Charlotte courageously followed him through toward the TV screen showing footage of the immediate aftermath; I slumped onto the floor, staring across at a wall of pictures that blurred into abstract colors. Red, white and green curtains hung from the tip of the spire above the central hall. Names were engraved in white on reflective black stone like a small, circular Vietnam Memorial, grouped together in families. The man identified his relatives again, distantly running his finger along their names. He was used to this. He seemed gratified, almost contentedly showing us through the museum and sending us off with gifts of literature and a grim pamphlet, smiling and shaking our hands. We signed the guestbook, and took the turn toward town.
HALABJA LOOKED LIKE many other small towns along these roads outside Kurdistan’s major cities, assuredly smaller than it once was. Scaffolding stuck to the side of a mosque painted gray, and children rode Big Wheels by the walls of houses. A sign was fixed to a telephone pole at the entrance to the cemetery in Kurdish, Arabic and English: BAATH’S MEMBERS ARE NOT ALLOWED TO ENTER.
In this last resting place of the victims of their genocide, it seems understandable that supporters of Saddam’s party (banned in Iraq in 2003) would not be welcome.
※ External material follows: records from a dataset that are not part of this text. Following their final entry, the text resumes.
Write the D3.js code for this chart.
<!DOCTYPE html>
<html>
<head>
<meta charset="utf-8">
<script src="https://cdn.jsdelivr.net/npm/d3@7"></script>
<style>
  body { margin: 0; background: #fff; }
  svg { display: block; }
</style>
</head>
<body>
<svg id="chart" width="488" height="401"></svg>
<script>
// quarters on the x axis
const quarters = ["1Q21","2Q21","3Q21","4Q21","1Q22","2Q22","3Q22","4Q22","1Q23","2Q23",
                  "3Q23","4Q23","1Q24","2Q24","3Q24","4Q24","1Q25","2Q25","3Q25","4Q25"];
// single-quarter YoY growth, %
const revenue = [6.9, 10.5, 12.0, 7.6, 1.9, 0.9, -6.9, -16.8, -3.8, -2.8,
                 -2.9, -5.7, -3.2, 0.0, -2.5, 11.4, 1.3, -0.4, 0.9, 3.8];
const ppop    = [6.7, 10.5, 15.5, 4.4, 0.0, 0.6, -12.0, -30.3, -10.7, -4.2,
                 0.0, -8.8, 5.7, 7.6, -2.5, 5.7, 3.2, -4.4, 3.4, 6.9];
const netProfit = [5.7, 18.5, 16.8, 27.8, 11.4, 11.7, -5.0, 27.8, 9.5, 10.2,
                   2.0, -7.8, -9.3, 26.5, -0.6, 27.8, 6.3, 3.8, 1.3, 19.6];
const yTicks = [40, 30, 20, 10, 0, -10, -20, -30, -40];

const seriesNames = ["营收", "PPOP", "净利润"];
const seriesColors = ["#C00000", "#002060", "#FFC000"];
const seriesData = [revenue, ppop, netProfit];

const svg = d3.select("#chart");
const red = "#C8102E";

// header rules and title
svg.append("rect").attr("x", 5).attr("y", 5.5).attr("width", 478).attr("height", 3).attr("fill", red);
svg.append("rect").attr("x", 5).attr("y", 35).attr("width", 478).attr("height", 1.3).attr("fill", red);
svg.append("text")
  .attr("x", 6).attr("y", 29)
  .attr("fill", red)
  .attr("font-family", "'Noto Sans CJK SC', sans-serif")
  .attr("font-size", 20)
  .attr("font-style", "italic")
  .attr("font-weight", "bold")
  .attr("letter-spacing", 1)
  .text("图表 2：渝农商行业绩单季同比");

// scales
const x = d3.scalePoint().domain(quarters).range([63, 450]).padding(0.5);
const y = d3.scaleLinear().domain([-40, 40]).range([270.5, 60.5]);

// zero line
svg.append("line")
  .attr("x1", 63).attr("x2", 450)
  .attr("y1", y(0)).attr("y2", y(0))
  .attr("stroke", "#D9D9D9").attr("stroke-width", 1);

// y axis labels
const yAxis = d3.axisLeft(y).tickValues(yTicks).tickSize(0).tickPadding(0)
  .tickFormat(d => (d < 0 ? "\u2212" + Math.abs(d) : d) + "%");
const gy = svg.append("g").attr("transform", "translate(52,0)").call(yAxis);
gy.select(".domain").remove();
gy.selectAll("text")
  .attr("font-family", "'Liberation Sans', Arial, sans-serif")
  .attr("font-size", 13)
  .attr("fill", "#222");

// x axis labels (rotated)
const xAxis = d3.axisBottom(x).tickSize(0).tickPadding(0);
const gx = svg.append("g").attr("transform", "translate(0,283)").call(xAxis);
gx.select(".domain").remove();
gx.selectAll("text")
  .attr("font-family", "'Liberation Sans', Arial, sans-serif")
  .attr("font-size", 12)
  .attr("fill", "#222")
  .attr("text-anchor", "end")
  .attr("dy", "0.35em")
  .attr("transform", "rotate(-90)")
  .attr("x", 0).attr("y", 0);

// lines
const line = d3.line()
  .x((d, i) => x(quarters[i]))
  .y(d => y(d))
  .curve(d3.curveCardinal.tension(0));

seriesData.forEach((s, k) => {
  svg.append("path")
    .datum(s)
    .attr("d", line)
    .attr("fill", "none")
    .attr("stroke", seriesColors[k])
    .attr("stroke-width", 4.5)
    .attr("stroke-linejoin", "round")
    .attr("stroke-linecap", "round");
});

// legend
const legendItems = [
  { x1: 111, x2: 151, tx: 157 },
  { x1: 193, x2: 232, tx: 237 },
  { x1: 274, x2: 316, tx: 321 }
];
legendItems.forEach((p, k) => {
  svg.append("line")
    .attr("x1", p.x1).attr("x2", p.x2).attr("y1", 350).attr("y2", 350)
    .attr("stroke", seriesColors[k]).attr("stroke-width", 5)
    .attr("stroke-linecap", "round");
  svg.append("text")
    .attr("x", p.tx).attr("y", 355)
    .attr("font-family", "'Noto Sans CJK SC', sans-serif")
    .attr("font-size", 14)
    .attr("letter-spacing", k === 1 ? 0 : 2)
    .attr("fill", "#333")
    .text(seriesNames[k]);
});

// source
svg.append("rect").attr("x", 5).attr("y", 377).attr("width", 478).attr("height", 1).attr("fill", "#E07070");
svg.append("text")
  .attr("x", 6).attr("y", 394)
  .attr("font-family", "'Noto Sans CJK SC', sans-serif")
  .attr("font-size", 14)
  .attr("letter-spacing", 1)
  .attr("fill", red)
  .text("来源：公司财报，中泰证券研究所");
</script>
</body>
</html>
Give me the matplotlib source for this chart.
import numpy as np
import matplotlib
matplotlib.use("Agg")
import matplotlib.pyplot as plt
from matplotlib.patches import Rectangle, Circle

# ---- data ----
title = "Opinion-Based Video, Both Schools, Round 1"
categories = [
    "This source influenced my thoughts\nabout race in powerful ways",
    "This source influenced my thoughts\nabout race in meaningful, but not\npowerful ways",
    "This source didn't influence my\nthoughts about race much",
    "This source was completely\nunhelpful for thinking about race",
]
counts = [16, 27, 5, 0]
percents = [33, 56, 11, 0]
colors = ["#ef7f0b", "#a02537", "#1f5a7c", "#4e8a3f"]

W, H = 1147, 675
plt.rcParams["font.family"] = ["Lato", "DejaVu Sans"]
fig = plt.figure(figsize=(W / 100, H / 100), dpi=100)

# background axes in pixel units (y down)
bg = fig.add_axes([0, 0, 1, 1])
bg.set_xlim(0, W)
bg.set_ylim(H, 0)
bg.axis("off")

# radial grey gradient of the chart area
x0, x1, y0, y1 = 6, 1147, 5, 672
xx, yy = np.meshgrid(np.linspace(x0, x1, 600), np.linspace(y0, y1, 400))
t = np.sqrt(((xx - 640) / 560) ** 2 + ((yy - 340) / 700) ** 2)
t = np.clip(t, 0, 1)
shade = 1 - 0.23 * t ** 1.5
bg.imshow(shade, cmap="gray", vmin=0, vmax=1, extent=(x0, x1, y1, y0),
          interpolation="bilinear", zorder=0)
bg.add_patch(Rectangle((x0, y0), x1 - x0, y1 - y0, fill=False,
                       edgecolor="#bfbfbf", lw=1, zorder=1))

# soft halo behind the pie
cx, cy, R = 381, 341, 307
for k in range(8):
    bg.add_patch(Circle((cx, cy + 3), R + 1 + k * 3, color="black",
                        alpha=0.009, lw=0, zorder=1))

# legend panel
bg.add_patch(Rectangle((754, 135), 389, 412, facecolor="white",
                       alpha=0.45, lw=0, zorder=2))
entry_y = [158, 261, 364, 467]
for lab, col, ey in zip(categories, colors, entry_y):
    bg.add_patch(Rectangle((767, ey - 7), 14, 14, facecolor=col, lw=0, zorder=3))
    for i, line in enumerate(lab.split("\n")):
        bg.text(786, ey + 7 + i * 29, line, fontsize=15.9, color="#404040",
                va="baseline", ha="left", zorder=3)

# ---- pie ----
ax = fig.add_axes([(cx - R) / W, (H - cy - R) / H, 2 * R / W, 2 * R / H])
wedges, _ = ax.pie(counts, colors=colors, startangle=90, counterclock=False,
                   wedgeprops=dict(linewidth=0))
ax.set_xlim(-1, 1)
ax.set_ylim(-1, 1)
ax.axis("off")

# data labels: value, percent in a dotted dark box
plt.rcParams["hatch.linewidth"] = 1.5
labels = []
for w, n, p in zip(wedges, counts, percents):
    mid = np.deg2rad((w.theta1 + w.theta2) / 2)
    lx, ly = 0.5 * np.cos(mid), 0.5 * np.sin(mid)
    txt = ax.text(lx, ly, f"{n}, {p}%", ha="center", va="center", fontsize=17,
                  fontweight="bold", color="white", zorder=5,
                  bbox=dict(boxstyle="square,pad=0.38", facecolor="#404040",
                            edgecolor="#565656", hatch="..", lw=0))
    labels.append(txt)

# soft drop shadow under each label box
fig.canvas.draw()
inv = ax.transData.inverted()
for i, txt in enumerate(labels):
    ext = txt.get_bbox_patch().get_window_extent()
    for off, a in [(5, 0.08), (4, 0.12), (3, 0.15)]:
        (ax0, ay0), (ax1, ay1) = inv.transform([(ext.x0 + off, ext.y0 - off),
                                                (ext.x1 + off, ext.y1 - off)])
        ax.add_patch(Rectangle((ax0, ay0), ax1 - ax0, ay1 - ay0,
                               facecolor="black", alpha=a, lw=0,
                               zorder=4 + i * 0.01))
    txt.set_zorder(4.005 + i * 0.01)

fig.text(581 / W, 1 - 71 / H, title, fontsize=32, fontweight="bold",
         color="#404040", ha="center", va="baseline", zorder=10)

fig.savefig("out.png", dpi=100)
The Halabja attacks were a piece in the “anti-insurgency” al-Anfal campaign of the late 1980s in which an estimated hundred thousand or more Kurds, and significant numbers of other ethnic minorities, were murdered in systematic bombings, firing squads and concentration camps. The murders targeted able-bodied men. Almost no village in Iraqi Kurdistan was spared Saddam’s attention; the name al-Anfal, “loot” or “spoils of war,” was borrowed from the title of the bellicose eighth chapter of the Quran. The word derives from a root that means, “to do more than is required by duty or obligation.”
A wide brick walkway curves around the plots with green-brown hills as a backdrop, whitecaps farther away. There are mass graves here, for as many as fifteen hundred bodies each, under short, white marble monuments. And there are thousands of tombstones, most written upon, some engraved, some with prayers, some with no names, some colored blue or pink, some decorated with the flowers and greenery they say is in paradise. There are spaces where sharp stones appear scattered on the grass, but serve as markers nonetheless. There are many aboveground tombs with a tall headstone and footstone, and a layer of soil along the length. We met Fatima at one of these, picking out weeds from the soil.
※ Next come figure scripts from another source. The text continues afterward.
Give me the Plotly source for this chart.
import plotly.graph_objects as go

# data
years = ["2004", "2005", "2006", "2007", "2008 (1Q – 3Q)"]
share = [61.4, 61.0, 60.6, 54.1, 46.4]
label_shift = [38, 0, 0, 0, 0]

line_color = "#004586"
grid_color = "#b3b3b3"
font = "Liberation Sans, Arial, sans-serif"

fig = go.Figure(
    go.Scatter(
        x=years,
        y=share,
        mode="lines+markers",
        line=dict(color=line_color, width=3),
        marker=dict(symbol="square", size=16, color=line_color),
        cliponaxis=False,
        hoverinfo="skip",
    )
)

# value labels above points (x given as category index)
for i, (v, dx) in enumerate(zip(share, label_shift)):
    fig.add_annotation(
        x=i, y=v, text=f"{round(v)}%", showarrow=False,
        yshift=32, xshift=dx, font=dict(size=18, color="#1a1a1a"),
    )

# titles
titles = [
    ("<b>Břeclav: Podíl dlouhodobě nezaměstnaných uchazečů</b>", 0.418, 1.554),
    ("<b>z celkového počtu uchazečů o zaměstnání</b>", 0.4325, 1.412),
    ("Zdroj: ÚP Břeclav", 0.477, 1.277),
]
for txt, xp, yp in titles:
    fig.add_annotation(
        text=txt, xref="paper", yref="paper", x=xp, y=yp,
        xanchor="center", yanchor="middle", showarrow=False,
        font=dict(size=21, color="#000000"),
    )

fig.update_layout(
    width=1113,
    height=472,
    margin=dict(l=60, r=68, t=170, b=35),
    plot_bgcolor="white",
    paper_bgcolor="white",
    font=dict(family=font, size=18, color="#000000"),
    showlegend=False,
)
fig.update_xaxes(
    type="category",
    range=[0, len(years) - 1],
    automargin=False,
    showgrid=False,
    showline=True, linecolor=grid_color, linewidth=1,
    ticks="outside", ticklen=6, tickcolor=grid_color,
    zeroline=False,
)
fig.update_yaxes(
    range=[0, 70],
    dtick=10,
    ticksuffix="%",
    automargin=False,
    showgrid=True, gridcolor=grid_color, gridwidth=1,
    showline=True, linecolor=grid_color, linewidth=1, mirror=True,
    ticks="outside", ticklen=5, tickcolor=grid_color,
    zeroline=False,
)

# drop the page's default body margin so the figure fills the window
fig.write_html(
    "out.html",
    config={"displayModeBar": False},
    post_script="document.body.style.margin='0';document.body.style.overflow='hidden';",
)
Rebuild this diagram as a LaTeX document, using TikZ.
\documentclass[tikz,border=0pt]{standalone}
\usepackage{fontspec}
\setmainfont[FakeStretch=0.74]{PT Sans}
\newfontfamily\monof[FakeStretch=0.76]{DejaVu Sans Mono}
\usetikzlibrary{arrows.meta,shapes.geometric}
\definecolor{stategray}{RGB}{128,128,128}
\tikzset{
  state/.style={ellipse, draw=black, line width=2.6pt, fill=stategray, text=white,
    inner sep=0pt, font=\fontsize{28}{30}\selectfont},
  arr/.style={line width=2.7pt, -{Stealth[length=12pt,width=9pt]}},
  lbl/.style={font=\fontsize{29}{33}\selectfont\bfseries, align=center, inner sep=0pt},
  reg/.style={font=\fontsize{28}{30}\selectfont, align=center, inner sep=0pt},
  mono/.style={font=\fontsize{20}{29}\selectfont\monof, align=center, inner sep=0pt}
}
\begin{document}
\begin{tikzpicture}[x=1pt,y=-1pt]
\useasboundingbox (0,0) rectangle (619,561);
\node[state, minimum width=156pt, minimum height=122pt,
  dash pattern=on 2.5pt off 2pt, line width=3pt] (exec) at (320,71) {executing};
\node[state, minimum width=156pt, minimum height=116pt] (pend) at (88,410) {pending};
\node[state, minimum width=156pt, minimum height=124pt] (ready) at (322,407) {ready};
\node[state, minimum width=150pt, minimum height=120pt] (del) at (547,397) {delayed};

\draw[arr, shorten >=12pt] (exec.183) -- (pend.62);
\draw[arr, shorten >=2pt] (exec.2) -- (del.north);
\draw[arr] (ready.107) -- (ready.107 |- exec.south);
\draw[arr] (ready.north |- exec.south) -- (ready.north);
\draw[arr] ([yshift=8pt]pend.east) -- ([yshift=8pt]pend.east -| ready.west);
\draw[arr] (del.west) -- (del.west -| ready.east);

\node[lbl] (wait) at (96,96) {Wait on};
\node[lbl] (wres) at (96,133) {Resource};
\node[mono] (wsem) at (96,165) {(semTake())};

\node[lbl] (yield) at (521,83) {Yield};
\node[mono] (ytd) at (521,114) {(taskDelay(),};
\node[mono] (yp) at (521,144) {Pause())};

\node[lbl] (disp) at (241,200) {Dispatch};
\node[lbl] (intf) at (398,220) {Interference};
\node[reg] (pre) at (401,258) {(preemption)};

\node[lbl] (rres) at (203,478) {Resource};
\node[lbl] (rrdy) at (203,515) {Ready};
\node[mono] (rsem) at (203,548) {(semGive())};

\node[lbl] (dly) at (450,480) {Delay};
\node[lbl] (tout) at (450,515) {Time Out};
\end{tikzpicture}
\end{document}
She was with her sister and her cousin, and two girls younger than the tragedy. Fatima came three or four times a year from Suly fifty miles away, and she was smiling as she pulled out the weeds on the grave, crouching in her black dress, black leather jacket, lustrous black head scarf pulled back to let her hair show. Her sister in all black leaned forward over the footstone, holding her phone loosely.
At the neighboring tomb, the much younger cousin was silently resting her elbow in a nook of the carved stone. A dark, floral headscarf hung down over a light blue sweater as she stared out at the mountains.
I had my camera out in the cemetery, and couldn’t resist framing the scarves against the stone slabs against the Kurds’ only friends, snowcapped in the distance.
The kids watched their mother work. They smiled at us shyly and grinned at my camera, one all in red with a long overcoat, the other in a pink hoodie that said Beautiful! across the front. We walked toward our cars, talking about important things and trifles, and Fatima invited us to tea.